The first configures the local repository where maven will look for local packagss.

<localRepository>${env.CONDA_PREFIX}/opt/maven/repository</localRepository>

The second part is to tell maven to look at the user's home repository as well.

      <repositories>
        <repository>
          <id>userHome</id>
          <name>User Home Repository</name>
          <releases>
            <enabled>true</enabled>
            <updatePolicy>always</updatePolicy>
            <checksumPolicy>warn</checksumPolicy>
          </releases>
          <snapshots>
            <enabled>true</enabled>
            <updatePolicy>never</updatePolicy>
            <checksumPolicy>warn</checksumPolicy>
          </snapshots>
          <url>file://${user.home}/.m2/repository</url>
        </repository>
      </repositories>
ctrueden commented 1 year ago

The second part is to tell maven to look at the user's home repository as well.

This is a clever hack, but it does not cause the conda mvn to actually store newly downloaded things into a common location. It will only prevent re-download of things that the user already has in their user directory already. Most users will not have things there, so this will not save download bandwidth except for developers who are doing builds outside of conda.

The first configures the local repository where maven will look for local packagss.

Not only where maven will look (read), but also where it will cache (write) them.

mkitti commented 1 year ago

I'm starting to think about if it would make sense to invert the two repositories.
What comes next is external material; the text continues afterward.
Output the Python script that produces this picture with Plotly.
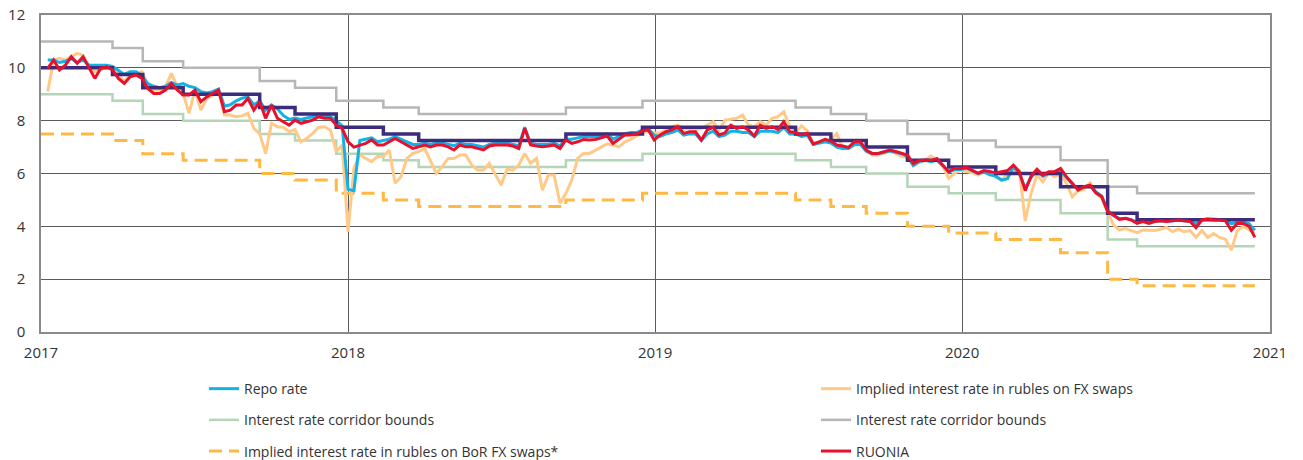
import pandas as pd
import plotly.graph_objects as go

# ---------------- step series (policy rates) ----------------
step_dates = ["2017-01-01", "2017-03-27", "2017-05-02", "2017-06-19", "2017-09-18", "2017-10-30",
              "2017-12-18", "2018-02-12", "2018-03-26", "2018-09-17", "2018-12-17", "2019-06-17",
              "2019-07-29", "2019-09-09", "2019-10-28", "2019-12-16", "2020-02-10", "2020-04-27",
              "2020-06-22", "2020-07-27", "2020-12-14"]
key_rate = [10.0, 9.75, 9.25, 9.0, 8.5, 8.25, 7.75, 7.5, 7.25, 7.5, 7.75, 7.5, 7.25, 7.0, 6.5, 6.25,
            6.0, 5.5, 4.5, 4.25, 4.25]
corridor_upper = [11.0, 10.75, 10.25, 10.0, 9.5, 9.25, 8.75, 8.5, 8.25, 8.5, 8.75, 8.5, 8.25, 8.0, 7.5,
                  7.25, 7.0, 6.5, 5.5, 5.25, 5.25]
corridor_lower = [9.0, 8.75, 8.25, 8.0, 7.5, 7.25, 6.75, 6.5, 6.25, 6.5, 6.75, 6.5, 6.25, 6.0, 5.5,
                  5.25, 5.0, 4.5, 3.5, 3.25, 3.25]
bor_fx_swaps = [7.5, 7.25, 6.75, 6.5, 6.0, 5.75, 5.25, 5.0, 4.75, 5.0, 5.25, 5.0, 4.75, 4.5, 4.0,
                3.75, 3.5, 3.0, 2.0, 1.75, 1.75]

# ---------------- weekly market series (2017-01-09 .. 2020-12-14) ----------------
weeks = pd.date_range("2017-01-09", periods=206, freq="7D")

ruonia = (
    [9.98, 10.3, 9.92, 10.1, 10.42, 10.17, 10.42, 9.98, 9.6, 9.98, 10.04, 9.92, 9.6, 9.41, 9.66, 9.73,
     9.6, 9.22, 9.03, 9.03, 9.16, 9.41, 9.16, 8.97, 8.97, 9.16, 8.72, 8.9, 9.03, 9.16, 8.34, 8.4, 8.59, 8.59]
    + [8.84, 8.4, 8.72, 8.09, 8.59, 8.09, 7.96, 7.83, 8.02, 7.9, 7.96, 8.02, 8.15, 8.09, 8.09, 7.83, 7.71]
    + [7.2, 7.0]
    + [7.08, 7.14, 7.27, 7.08, 7.08, 7.2, 7.33, 7.2, 7.08, 6.95, 7.01, 7.08, 7.01, 7.08, 7.08, 7.01]
    + [6.89, 7.08, 7.01, 7.01, 6.95, 6.89, 7.04, 7.08, 7.08, 7.08, 7.04, 6.95, 7.71, 7.08, 7.04, 7.01,
       7.04, 7.08, 6.95, 7.27, 7.14, 7.2, 7.29, 7.27, 7.29, 7.37, 7.42, 7.14, 7.29, 7.46, 7.46, 7.49,
       7.62, 7.65, 7.27]
    + [7.46, 7.58, 7.65, 7.77, 7.52, 7.58, 7.58, 7.27, 7.65, 7.75, 7.46, 7.54, 7.83, 7.71, 7.77, 7.65,
       7.42, 7.83, 7.71, 7.77, 7.67, 7.96, 7.58, 7.54, 7.46, 7.52, 7.12, 7.2, 7.29, 7.23, 7.08, 7.04,
       6.99, 7.2, 7.2]
    + [6.89, 6.76, 6.76, 6.83, 6.89, 6.83, 6.76, 6.7, 6.38, 6.49, 6.51, 6.49, 6.57, 6.32, 6.07, 6.19,
       6.19, 6.23, 6.13, 6.01, 6.11, 6.07, 6.03, 6.07, 6.11, 6.32, 6.07, 5.35, 5.9, 6.16, 5.94, 6.07,
       6.07, 6.19, 5.88]
    + [5.63, 5.37, 5.5, 5.56, 5.27, 5.12, 4.55, 4.43, 4.26, 4.3, 4.24, 4.11, 4.18, 4.11, 4.18, 4.21,
       4.18, 4.21, 4.24, 4.21, 4.18, 3.95, 4.24, 4.28, 4.24, 4.24, 4.21, 3.85, 4.11, 4.11, 4.01, 3.58]
)

repo_rate = (
    [10.3, 10.3, 10.2, 10.25, 10.35, 10.2, 10.3, 10.1, 10.1, 10.1, 10.1, 10.05, 9.9, 9.75, 9.85, 9.85,
     9.7, 9.4, 9.3, 9.25, 9.3, 9.45, 9.35, 9.4, 9.3, 9.25, 9.1, 9.05, 9.1, 9.2, 8.55, 8.6, 8.75, 8.85]
    + [8.9, 8.6, 8.75, 8.4, 8.6, 8.45, 8.2, 8.05, 8.1, 8.05, 8.1, 8.15, 8.25, 8.2, 8.15, 8.0, 7.8]
    + [5.4, 5.35]
    + [7.25, 7.3, 7.35, 7.2, 7.25, 7.3, 7.4, 7.3, 7.2, 7.1, 7.1, 7.15, 7.1, 7.15, 7.15, 7.1]
    + [7.05, 7.15, 7.1, 7.1, 7.05, 7.0, 7.1, 7.15, 7.15, 7.15, 7.1, 7.05, 7.75, 7.15, 7.1, 7.1,
       7.1, 7.15, 7.05, 7.3, 7.3, 7.35, 7.4, 7.4, 7.4, 7.45, 7.5, 7.3, 7.4, 7.5, 7.55, 7.55,
       7.65, 7.7, 7.45]
    + [7.4, 7.5, 7.55, 7.65, 7.45, 7.5, 7.5, 7.25, 7.5, 7.6, 7.4, 7.45, 7.6, 7.6, 7.55, 7.55,
       7.4, 7.6, 7.6, 7.6, 7.55, 7.75, 7.5, 7.5, 7.4, 7.45, 7.1, 7.15, 7.2, 7.15, 7.0, 6.95,
       6.95, 7.1, 7.1]
    + [6.85, 6.75, 6.75, 6.8, 6.85, 6.8, 6.75, 6.65, 6.3, 6.45, 6.5, 6.45, 6.5, 6.3, 6.05, 6.15,
       6.15, 6.2, 6.1, 6.0, 6.05, 5.95, 5.9, 5.75, 5.8, 6.25, 6.0, 5.45, 5.85, 6.1, 5.9, 6.0,
       6.0, 6.1, 5.85]
    + [5.6, 5.4, 5.5, 5.55, 5.3, 5.15, 4.6, 4.4, 4.3, 4.3, 4.25, 4.15, 4.2, 4.15, 4.2, 4.2,
       4.2, 4.2, 4.25, 4.2, 4.2, 4.1, 4.25, 4.28, 4.28, 4.25, 4.22, 4.1, 4.15, 4.15, 4.1, 3.85]
)

fx_swaps = (
    [9.1, 10.3, 10.36, 10.3, 10.42, 10.55, 10.48, 10.04, 9.85, 9.92, 10.04, 9.98, 9.73, 9.48, 9.73, 9.79,
     9.85, 9.35, 9.16, 9.16, 9.29, 9.79, 9.29, 9.03, 8.28, 9.16, 8.4, 8.84, 8.97, 9.16, 8.21, 8.21, 8.15, 8.18]
    + [8.28, 7.71, 7.5, 6.75, 7.9, 7.77, 7.75, 7.58, 7.67, 7.2, 7.33, 7.52, 7.75, 7.77, 7.65, 6.83, 7.08]
    + [3.8, 6.2]
    + [6.7, 6.57, 6.45, 6.64, 6.64, 6.89, 5.63, 5.88, 6.57, 6.76, 6.83, 6.95, 6.45, 6.0, 6.26, 6.57]
    + [6.57, 6.7, 6.7, 6.32, 6.13, 6.13, 6.38, 5.94, 5.56, 6.16, 6.13, 6.32, 6.76, 6.38, 6.57, 5.37,
       5.94, 5.94, 4.87, 5.25, 5.75, 6.57, 6.76, 6.76, 6.89, 7.01, 7.12, 7.08, 7.01, 7.2, 7.29, 7.42,
       7.52, 7.62, 7.52]
    + [7.54, 7.65, 7.77, 7.83, 7.67, 7.71, 7.65, 7.71, 7.83, 7.96, 7.65, 8.02, 8.05, 8.09, 8.21, 7.83,
       7.77, 7.96, 7.83, 8.09, 8.15, 8.34, 7.77, 7.54, 7.8, 7.62, 7.14, 7.2, 7.2, 7.29, 7.52, 6.95,
       6.95, 7.08, 7.14]
    + [6.83, 6.7, 6.7, 6.76, 6.86, 6.76, 6.64, 6.61, 6.32, 6.41, 6.49, 6.66, 6.51, 6.28, 5.82, 6.01,
       6.13, 6.07, 6.03, 5.94, 6.07, 6.11, 5.85, 5.75, 5.98, 6.07, 6.13, 4.2, 5.25, 5.94, 5.69, 6.03,
       5.88, 5.98, 5.63]
    + [5.12, 5.35, 5.4, 5.65, 5.27, 5.06, 4.55, 4.05, 3.86, 3.92, 3.84, 3.76, 3.86, 3.84, 3.84, 3.89,
       3.96, 3.8, 3.89, 3.8, 3.84, 3.58, 3.84, 3.58, 3.73, 3.58, 3.51, 3.1, 3.82, 3.99, 3.89, 3.73]
)

assert len(ruonia) == len(weeks) and len(repo_rate) == len(weeks) and len(fx_swaps) == len(weeks)

year_ticks = ["2017-01-01", "2018-01-01", "2019-01-01", "2020-01-01", "2021-01-01"]
year_labels = ["2017", "2018", "2019", "2020", "2021"]

FONT = "Open Sans"
fig = go.Figure()

def add(x, y, name, color, width, legend=None, rank=None, dash=None, shape="linear", show=True):
    fig.add_trace(go.Scatter(
        x=x, y=y, name=name, mode="lines",
        line=dict(color=color, width=width, dash=dash, shape=shape),
        showlegend=show, legend=legend, legendgroup=name + (legend or ""),
        legendrank=rank if rank else 1000, hoverinfo="skip"))

add(step_dates, corridor_upper, "Interest rate corridor bounds", "#b6b6b6", 2.5, "legend2", 2, shape="hv")
add(step_dates, corridor_lower, "Interest rate corridor bounds", "#b4d5b7", 2.5, "legend", 2, shape="hv")
add(step_dates, bor_fx_swaps, "Implied interest rate in rubles on BoR FX swaps*", "#ffb942", 3,
    "legend", 3, dash="13px,7px", shape="hv")
add(weeks, fx_swaps, "Implied interest rate in rubles on FX swaps", "#ffca88", 3, "legend2", 1)
add(weeks, repo_rate, "Repo rate", "#12b2e6", 3, "legend", 1)
add(step_dates, key_rate, "Key rate", "#3c2d7c", 3.5, shape="hv", show=False)
add(weeks, ruonia, "RUONIA", "#e8112d", 3, "legend2", 3)

legend_common = dict(orientation="v", yanchor="top", xanchor="left", tracegroupgap=10,
                     font=dict(family=FONT, size=14, color="#333333"), bgcolor="rgba(0,0,0,0)",
                     itemwidth=30, traceorder="grouped")

fig.update_layout(
    width=1303, height=460,
    margin=dict(l=41, r=33, t=15, b=128, autoexpand=False),
    paper_bgcolor="white", plot_bgcolor="white",
    font=dict(family=FONT, size=15, color="#333333"),
    legend=dict(x=(204 - 41) / 1229, y=-0.1295, **legend_common),
    legend2=dict(x=(816 - 41) / 1229, y=-0.1295, **legend_common),
    xaxis=dict(range=["2017-01-01", "2021-01-01"], tickvals=year_ticks, ticktext=year_labels,
               showgrid=True, gridcolor="#5a5a5a", gridwidth=1, showline=True, linecolor="#8a8a8a",
               linewidth=1.5, mirror=True, zeroline=False, ticks="", ticklabelstandoff=6,
               ticklabeloverflow="allow", automargin=False,
               tickfont=dict(family=FONT, size=15, color="#333333")),
    yaxis=dict(range=[0, 12], dtick=2, showgrid=True, gridcolor="#5a5a5a", gridwidth=1,
               showline=True, linecolor="#8a8a8a", linewidth=1.5, mirror=True, zeroline=False,
               ticks="", ticklabelstandoff=11, ticklabeloverflow="allow", automargin=False,
               tickfont=dict(family=FONT, size=15, color="#333333")),
)

# remove the browser's default 8 px body margin so the figure sits at the page origin
fig.write_html("out.html", config={"displayModeBar": False},
               post_script="document.body.style.margin='0px';")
1) The only thing that writes to $CONDA_PREFIX/opt/maven/repository is conda. 2) If mvn is installed by conda then it will use $CONDA_PREFIX/opt/maven/repository as a repository for reading. 3) If conda-forge package builders use mvn during build, they should configure mvn to write to $CONDA_PREFIX/opt/maven/repository 4) If the end user uses mvn, then it will by default use ${user.home}/.m2/repository

ctrueden commented 1 year ago

@mkitti Nice idea! That could be really effective at achieving your goal of shipping some JARs with conda packages, while minimizing download duplication during normal Maven usage.